Интересную и взвешенную оценку Довлатову-главреду дает американский культуролог, доктор философии Марк Иоффе, эмигрировавший из Латвийский ССР в США в 1978 году: «В «Континенте» издавали качественных людей – типа Бродского, Солженицына, Томаса Венцлову, Некрасова, Гладилина, а в переводах Милоша, Лешека Колаковского и подобных. Эстетических сюрпризов там было мало, но тем не менее журнал был крайне интересным.
Парижские журналы «Синтаксис» Синявского и «Эхо» Марамзина, израильские журналы «22» и «Время и мы», журнал «Третья волна» Александра Глезера, издаваемый в Нью-Джерси, духовный журнал Аркадия Ровнера «Гнозис», издаваемый в Нью-Йорке, принесли нечто новое, свежее и резко отличающееся от остальной эмигрантской прессы, особенно других толстых журналов, таких как нью-йоркский «Новый журнал» и немецкий «Грани». Они отказались от сугубо политической тематики в сторону, как правило, разработки вопросов эстетических, моральных, духовных. Эти журналы, например, «Эхо» Марамзина, вернули нам малоизвестную русскую литературу, к примеру, обэриутов. В этих журналах впервые заговорили о том, что не все в советской литературе так уж ужасно – воздалось должное Валентину Катаеву, Виктору Шкловскому, Андрею Битову.
К этому же эстетическому, либеральному направлению в русской эмигрантской литературе примкнул и Довлатов.

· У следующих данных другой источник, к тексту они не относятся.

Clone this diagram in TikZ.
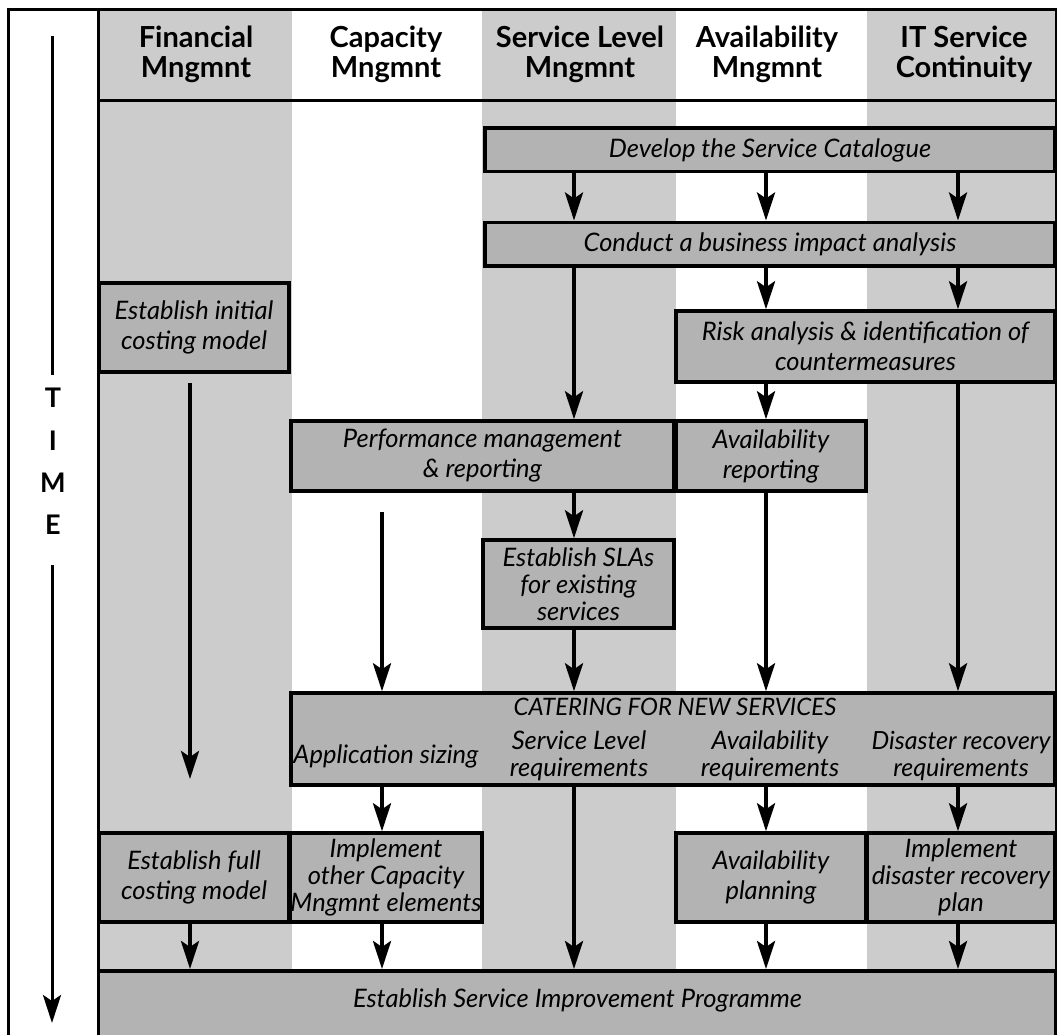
\documentclass[tikz,border=0pt]{standalone}
\usepackage{fontspec}
\setmainfont{Lato}
\usetikzlibrary{arrows.meta}
\definecolor{lane}{HTML}{CCCCCC}
\definecolor{boxfill}{HTML}{B3B3B3}

\begin{document}
\begin{tikzpicture}[x=1pt,y=-1pt,
  box/.style={draw=black, line width=3.5pt, fill=boxfill, align=center, inner sep=0.5pt,
    font=\fontsize{25.5}{30}\selectfont\itshape},
  tight/.style={font=\fontsize{25.5}{27}\selectfont\itshape},
  head/.style={align=center, inner sep=0pt, font=\fontsize{29}{30}\selectfont\bfseries},
  timel/.style={inner sep=0pt, font=\fontsize{27}{27}\selectfont\bfseries},
  lbl/.style={align=center, inner sep=0pt, font=\fontsize{25.5}{27}\selectfont\itshape},
  tip/.style={-{Stealth[length=28pt,width=18pt,inset=6pt]}},
  arr/.style={line width=4pt, tip},
  frame/.style={line width=3pt}
]
\useasboundingbox (0,0) rectangle (1057,1035);
\clip (0,0) rectangle (1057,1035);

% swim lanes
\fill[white] (0,0) rectangle (1057,1035);
\fill[lane] (98.5,10) rectangle (291.5,1045);
\fill[lane] (482,10) rectangle (676,1045);
\fill[lane] (867,10) rectangle (1056,1045);

% outer frame, time column and header rule
\draw[frame] (8.5,1045) -- (8.5,10) -- (1056,10) -- (1056,1045);
\draw[frame] (98.5,10) -- (98.5,1045);
\draw[frame] (98.5,100.5) -- (1056,100.5);

% column headings
\node[head] (hfin) at (196,54)   {Financial\\Mngmnt};
\node[head] (hcap) at (386,54)   {Capacity\\Mngmnt};
\node[head] (hsl)  at (580,54)   {Service Level\\Mngmnt};
\node[head] (hav)  at (767,54)   {Availability\\Mngmnt};
\node[head] (hit)  at (964,54)   {IT Service\\Continuity};

% time axis
\node[timel] (tT) at (53,398) {T};
\node[timel] (tI) at (53,441) {I};
\node[timel] (tM) at (53,483) {M};
\node[timel] (tE) at (53,525) {E};
\coordinate (t0) at (52,36);
\coordinate (t1) at (52,375);
\coordinate (t2) at (52,565);
\coordinate (t3) at (52,1023);
\draw[line width=3pt] (t0) -- (t1);
\draw[line width=3pt, tip] (t2) -- (t3);

% lane axes for the connectors
\coordinate (cF) at (190,0);
\coordinate (cC) at (382,0);
\coordinate (cS) at (574,0);
\coordinate (cA) at (766,0);
\coordinate (cI) at (958,0);

% process boxes
\node[box, minimum width=570, minimum height=43.5] (dev) at (770,150) {Develop the Service Catalogue};
\node[box, minimum width=570, minimum height=43.5] (bia) at (770,244) {Conduct a business impact analysis};
\node[box, minimum width=190, minimum height=89] (initcost) at (194,327.5) {Establish initial\\costing model};
\node[box, minimum width=379, minimum height=71] (risk) at (865.5,346.5) {Risk analysis \& identification of\\countermeasures};
\node[box, minimum width=383, minimum height=70] (perf) at (482.5,456) {Performance management\\\& reporting};
\node[box, minimum width=190, minimum height=70] (availrep) at (771,456) {Availability\\reporting};
\node[box, tight, minimum width=191, minimum height=88] (slas) at (578.5,584) {Establish SLAs\\for existing\\services};
\node[box, minimum width=764, minimum height=92] (cater) at (673,739) {};
\node[box, minimum width=190, minimum height=89] (fullcost) at (194,877.5) {Establish full\\costing model};
\node[box, tight, minimum width=190, minimum height=89] (implcap) at (386,877.5) {Implement\\other Capacity\\Mngmnt elements};
\node[box, minimum width=190, minimum height=89] (availplan) at (771,877.5) {Availability\\planning};
\node[box, tight, minimum width=188, minimum height=89] (impldr) at (961,877.5) {Implement\\disaster recovery\\plan};
\node[box, minimum width=957.5, minimum height=80, anchor=north] (final) at (577.25,969) {};

% texts inside the new-services and final boxes
\node[lbl, font=\fontsize{24}{27}\selectfont\itshape] (catT) at (675,707) {CATERING FOR NEW SERVICES};
\node[lbl] (catA) at (386,756) {Application sizing};
\node[lbl] (catS) at (579,756) {Service Level\\requirements};
\node[lbl] (catV) at (770,756) {Availability\\requirements};
\node[lbl, font=\fontsize{25}{27}\selectfont\itshape] (catD) at (961,756) {Disaster recovery\\requirements};
\node[lbl] (finT) at (577.5,1000) {Establish Service Improvement Programme};

% free-standing arrow ends
\coordinate (fA) at (190,383);
\coordinate (fB) at (190,779);
\coordinate (cA0) at (382,512);

% connectors
\draw[arr] (dev.south -| cS) -- (bia.north -| cS);
\draw[arr] (dev.south -| cA) -- (bia.north -| cA);
\draw[arr] (dev.south -| cI) -- (bia.north -| cI);
\draw[arr] (bia.south -| cS) -- (perf.north -| cS);
\draw[arr] (bia.south -| cA) -- (risk.north -| cA);
\draw[arr] (bia.south -| cI) -- (risk.north -| cI);
\draw[arr] (risk.south -| cA) -- (availrep.north -| cA);
\draw[arr] (risk.south -| cI) -- (cater.north -| cI);
\draw[arr] (fA) -- (fB);
\draw[arr] (perf.south -| cS) -- (slas.north -| cS);
\draw[arr] (cA0) -- (cater.north -| cC);
\draw[arr] (slas.south -| cS) -- (cater.north -| cS);
\draw[arr] (availrep.south -| cA) -- (cater.north -| cA);
\draw[arr] (cater.south -| cC) -- (implcap.north -| cC);
\draw[arr] (cater.south -| cS) -- (final.north -| cS);
\draw[arr] (cater.south -| cA) -- (availplan.north -| cA);
\draw[arr] (cater.south -| cI) -- (impldr.north -| cI);
\draw[arr] (fullcost.south -| cF) -- (final.north -| cF);
\draw[arr] (implcap.south -| cC) -- (final.north -| cC);
\draw[arr] (availplan.south -| cA) -- (final.north -| cA);
\draw[arr] (impldr.south -| cI) -- (final.north -| cI);
\end{tikzpicture}
\end{document}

Он как бы пытался быть миротворцем, строить мост взаимопонимания между правыми – максимовцами – и левыми – марамзиновцами, лимоновцами, кузьминсковцами, цветковцами.
Примирения, конечно, быть не могло, и представители обоих лагерей нещадно громили друг друга.
Довлатовские симпатии, собственно говоря, были ясны – антисоветский дух «Континента» ему был близок, а эстетически он был ближе к левым… А кроме того, надо было продавать газету в целом незамысловатой и правой, «правее стенки», эмигрантской публике. И он умудрился довольно долго балансировать, выдерживая этот «и нашим и вашим» акт. Особенно, конечно, ему повезло с Вайлем и Генисом, чьи вдумчивые, интересные и очень хорошо сбалансированные политически статьи были, пожалуй, самым сильным аспектом «Нового американца».
История повторялась.
Как тогда зимой 69 года Довлатов оказался за две с лишним тысячи километров в Кургане, чтобы написать очерк о студентке-отличнице из местного пединститута, так и сейчас добирался до Нью-Йорка 7 месяцев, чтобы очутиться в очередном заповеднике и описать его.
Какой во всем этом был смысл? Изначально, откровенного говоря, никакого, потому что совершенно не понимал, что его ждет и что он будет описывать. Это уже потом смысл появился, вернее, его пришлось придумать, ведь иначе от безнадежности и абсурдности происходящего просто можно было сойти с ума или покончить с собой.